begin Listed records

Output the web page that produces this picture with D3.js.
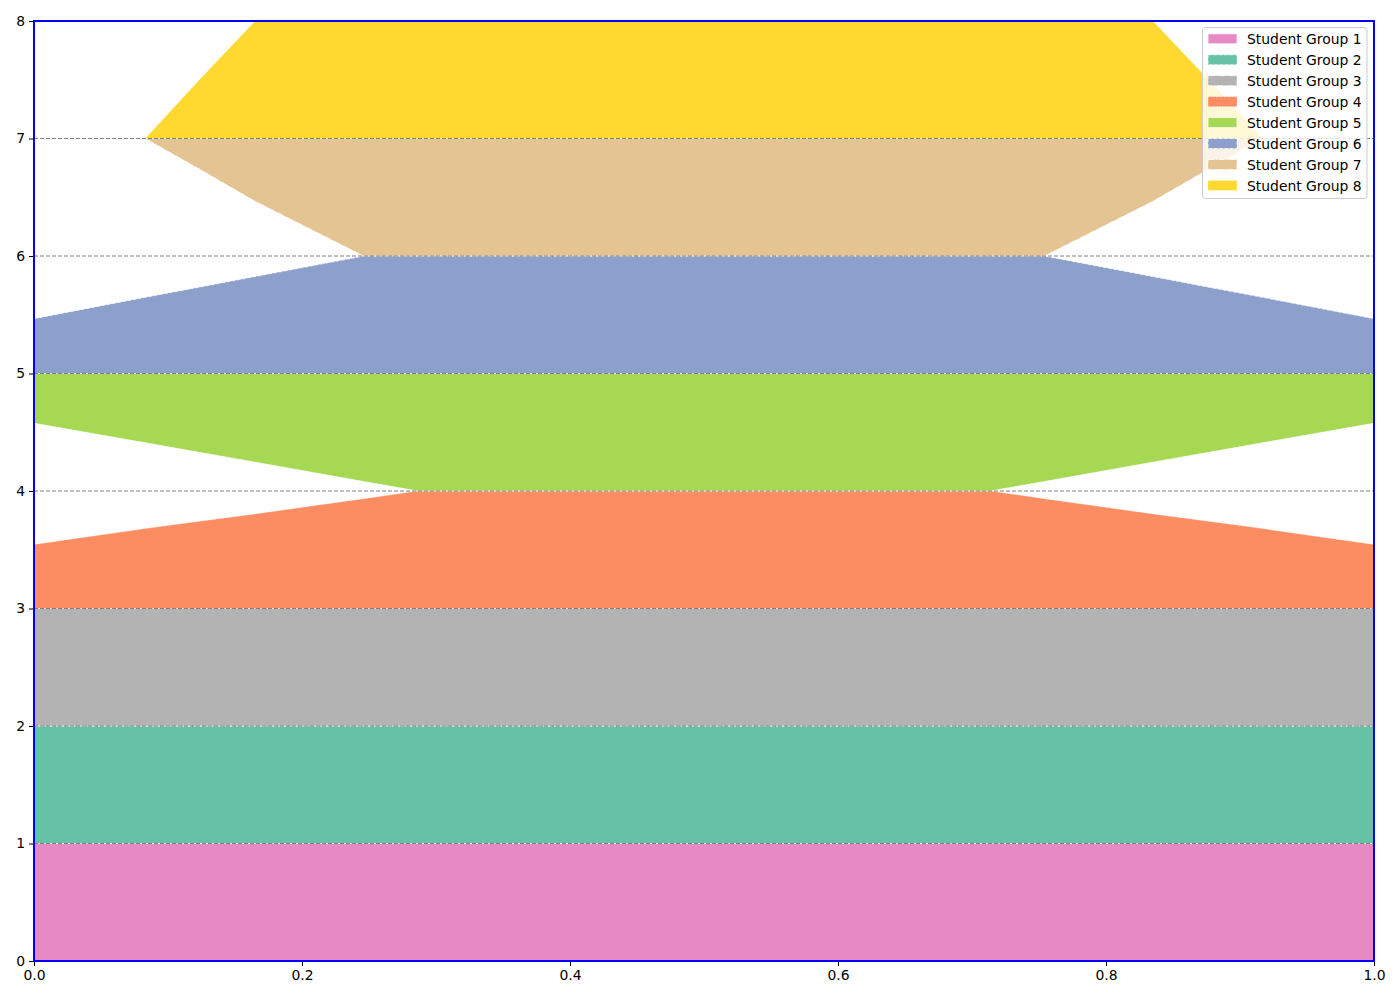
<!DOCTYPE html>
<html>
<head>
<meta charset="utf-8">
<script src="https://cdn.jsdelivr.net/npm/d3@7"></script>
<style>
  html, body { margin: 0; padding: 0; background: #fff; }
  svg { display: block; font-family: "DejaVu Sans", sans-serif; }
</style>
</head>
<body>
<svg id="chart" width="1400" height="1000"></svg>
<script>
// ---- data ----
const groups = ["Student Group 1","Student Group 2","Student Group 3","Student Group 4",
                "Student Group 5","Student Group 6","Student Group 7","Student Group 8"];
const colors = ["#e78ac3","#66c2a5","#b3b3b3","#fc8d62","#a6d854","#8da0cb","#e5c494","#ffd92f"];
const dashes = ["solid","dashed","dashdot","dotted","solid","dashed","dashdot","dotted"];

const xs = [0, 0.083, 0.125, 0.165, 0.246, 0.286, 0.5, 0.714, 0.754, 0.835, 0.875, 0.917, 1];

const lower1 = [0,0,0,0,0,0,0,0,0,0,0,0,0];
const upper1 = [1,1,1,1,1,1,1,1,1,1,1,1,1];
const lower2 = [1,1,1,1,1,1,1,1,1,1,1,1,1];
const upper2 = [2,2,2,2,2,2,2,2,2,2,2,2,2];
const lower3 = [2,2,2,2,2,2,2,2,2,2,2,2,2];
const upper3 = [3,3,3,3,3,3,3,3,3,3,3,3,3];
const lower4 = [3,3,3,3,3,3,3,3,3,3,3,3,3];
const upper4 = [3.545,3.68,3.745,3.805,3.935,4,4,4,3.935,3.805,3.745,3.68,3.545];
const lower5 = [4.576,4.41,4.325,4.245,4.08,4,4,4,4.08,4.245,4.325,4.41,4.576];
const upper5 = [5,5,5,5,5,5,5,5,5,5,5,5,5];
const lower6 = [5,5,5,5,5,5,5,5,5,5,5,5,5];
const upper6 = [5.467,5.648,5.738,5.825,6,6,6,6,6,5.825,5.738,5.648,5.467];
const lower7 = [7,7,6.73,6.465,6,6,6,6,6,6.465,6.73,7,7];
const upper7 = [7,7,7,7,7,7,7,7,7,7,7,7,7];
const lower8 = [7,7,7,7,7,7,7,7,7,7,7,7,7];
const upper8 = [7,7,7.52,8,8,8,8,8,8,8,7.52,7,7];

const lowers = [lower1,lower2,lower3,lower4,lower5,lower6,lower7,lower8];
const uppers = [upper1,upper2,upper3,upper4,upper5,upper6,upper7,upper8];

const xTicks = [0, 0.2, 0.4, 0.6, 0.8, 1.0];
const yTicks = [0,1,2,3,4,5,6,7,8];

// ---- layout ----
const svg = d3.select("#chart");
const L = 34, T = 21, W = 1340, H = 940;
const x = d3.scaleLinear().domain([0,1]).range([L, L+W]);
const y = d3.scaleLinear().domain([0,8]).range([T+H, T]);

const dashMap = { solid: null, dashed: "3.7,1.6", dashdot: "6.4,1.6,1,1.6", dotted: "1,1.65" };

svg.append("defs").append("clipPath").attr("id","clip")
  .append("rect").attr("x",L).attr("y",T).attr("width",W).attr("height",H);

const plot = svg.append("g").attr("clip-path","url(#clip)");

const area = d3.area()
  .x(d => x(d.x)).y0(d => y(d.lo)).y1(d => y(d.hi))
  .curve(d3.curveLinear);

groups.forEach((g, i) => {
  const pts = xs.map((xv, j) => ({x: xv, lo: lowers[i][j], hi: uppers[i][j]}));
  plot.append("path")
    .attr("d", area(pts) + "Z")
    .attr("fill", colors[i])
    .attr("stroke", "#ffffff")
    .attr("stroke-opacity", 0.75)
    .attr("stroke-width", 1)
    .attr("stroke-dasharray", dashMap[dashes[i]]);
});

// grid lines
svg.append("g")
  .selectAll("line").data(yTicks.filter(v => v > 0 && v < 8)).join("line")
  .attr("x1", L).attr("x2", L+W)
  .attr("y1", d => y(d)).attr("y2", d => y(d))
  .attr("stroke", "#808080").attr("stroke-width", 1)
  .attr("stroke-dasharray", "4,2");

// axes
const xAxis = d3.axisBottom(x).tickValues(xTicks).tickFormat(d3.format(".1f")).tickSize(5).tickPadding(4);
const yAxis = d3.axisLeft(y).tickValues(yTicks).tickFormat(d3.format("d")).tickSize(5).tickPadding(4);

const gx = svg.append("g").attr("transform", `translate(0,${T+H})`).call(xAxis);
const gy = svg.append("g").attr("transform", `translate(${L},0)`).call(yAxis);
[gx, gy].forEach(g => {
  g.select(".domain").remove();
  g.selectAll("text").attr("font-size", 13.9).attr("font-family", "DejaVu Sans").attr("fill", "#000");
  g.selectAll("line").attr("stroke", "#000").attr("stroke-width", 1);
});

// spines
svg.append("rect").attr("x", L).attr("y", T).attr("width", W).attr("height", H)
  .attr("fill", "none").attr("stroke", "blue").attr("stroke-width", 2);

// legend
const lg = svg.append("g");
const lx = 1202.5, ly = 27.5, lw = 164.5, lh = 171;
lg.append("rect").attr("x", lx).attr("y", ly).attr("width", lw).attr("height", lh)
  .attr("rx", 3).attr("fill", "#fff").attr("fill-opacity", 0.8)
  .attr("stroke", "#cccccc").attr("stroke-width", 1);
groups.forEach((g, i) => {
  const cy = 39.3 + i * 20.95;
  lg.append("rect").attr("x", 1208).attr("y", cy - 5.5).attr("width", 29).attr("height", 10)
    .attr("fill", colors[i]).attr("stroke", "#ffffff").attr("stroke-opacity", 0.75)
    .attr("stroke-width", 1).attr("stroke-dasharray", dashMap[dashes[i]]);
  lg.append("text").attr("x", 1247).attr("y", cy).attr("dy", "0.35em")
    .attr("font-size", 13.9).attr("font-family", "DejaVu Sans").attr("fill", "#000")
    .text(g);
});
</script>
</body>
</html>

end Listed records
begin Listed records

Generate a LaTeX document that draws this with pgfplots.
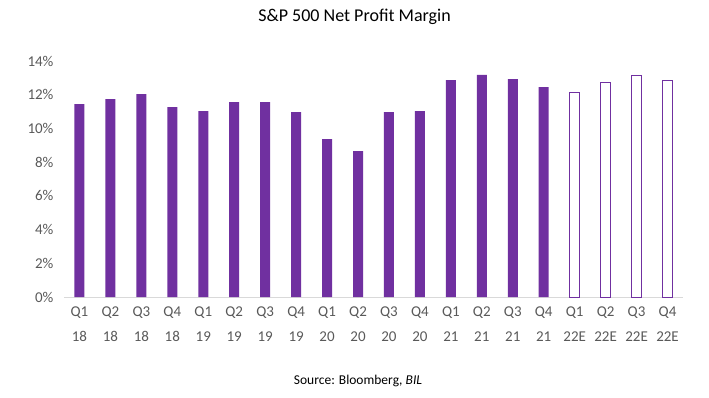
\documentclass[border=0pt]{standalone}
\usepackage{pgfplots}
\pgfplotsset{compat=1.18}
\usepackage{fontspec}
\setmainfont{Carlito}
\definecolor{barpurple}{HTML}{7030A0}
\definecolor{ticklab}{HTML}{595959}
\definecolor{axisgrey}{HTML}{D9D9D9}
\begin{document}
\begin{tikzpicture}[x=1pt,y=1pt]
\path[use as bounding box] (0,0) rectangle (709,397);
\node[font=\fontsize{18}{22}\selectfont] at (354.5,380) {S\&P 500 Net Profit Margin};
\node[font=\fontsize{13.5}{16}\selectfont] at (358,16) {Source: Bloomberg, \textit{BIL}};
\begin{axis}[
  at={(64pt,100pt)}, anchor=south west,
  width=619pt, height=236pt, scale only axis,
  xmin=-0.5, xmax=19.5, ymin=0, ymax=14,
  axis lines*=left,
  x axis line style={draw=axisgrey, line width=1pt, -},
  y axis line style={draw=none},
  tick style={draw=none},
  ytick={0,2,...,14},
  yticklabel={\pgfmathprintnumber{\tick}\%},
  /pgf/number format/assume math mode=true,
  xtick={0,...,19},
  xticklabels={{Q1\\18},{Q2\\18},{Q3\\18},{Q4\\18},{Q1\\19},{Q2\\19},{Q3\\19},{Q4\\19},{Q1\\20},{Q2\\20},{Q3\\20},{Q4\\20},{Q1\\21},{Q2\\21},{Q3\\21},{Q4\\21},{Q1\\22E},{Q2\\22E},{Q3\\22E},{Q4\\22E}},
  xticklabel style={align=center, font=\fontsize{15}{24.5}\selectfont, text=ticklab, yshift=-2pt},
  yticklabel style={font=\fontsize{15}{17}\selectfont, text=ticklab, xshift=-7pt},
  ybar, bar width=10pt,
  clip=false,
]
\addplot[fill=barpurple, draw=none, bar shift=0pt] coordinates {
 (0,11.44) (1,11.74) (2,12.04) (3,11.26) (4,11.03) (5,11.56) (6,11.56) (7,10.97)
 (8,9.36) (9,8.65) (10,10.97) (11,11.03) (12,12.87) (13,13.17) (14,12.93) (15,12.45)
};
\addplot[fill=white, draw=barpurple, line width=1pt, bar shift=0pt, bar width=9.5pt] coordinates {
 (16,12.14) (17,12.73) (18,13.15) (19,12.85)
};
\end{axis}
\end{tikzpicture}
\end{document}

end Listed records

**Set problem**.
Exclude any pictures, and restate word for word the lines from the one containing "Output the web" through the one containing "0.875, 0.917, 1];", both included.

**Completed task**.
Output the web page that produces this picture with D3.js.
<!DOCTYPE html>
<html>
<head>
<meta charset="utf-8">
<script src="https://cdn.jsdelivr.net/npm/d3@7"></script>
<style>
  html, body { margin: 0; padding: 0; background: #fff; }
  svg { display: block; font-family: "DejaVu Sans", sans-serif; }
</style>
</head>
<body>
<svg id="chart" width="1400" height="1000"></svg>
<script>
// ---- data ----
const groups = ["Student Group 1","Student Group 2","Student Group 3","Student Group 4",
                "Student Group 5","Student Group 6","Student Group 7","Student Group 8"];
const colors = ["#e78ac3","#66c2a5","#b3b3b3","#fc8d62","#a6d854","#8da0cb","#e5c494","#ffd92f"];
const dashes = ["solid","dashed","dashdot","dotted","solid","dashed","dashdot","dotted"];

const xs = [0, 0.083, 0.125, 0.165, 0.246, 0.286, 0.5, 0.714, 0.754, 0.835, 0.875, 0.917, 1];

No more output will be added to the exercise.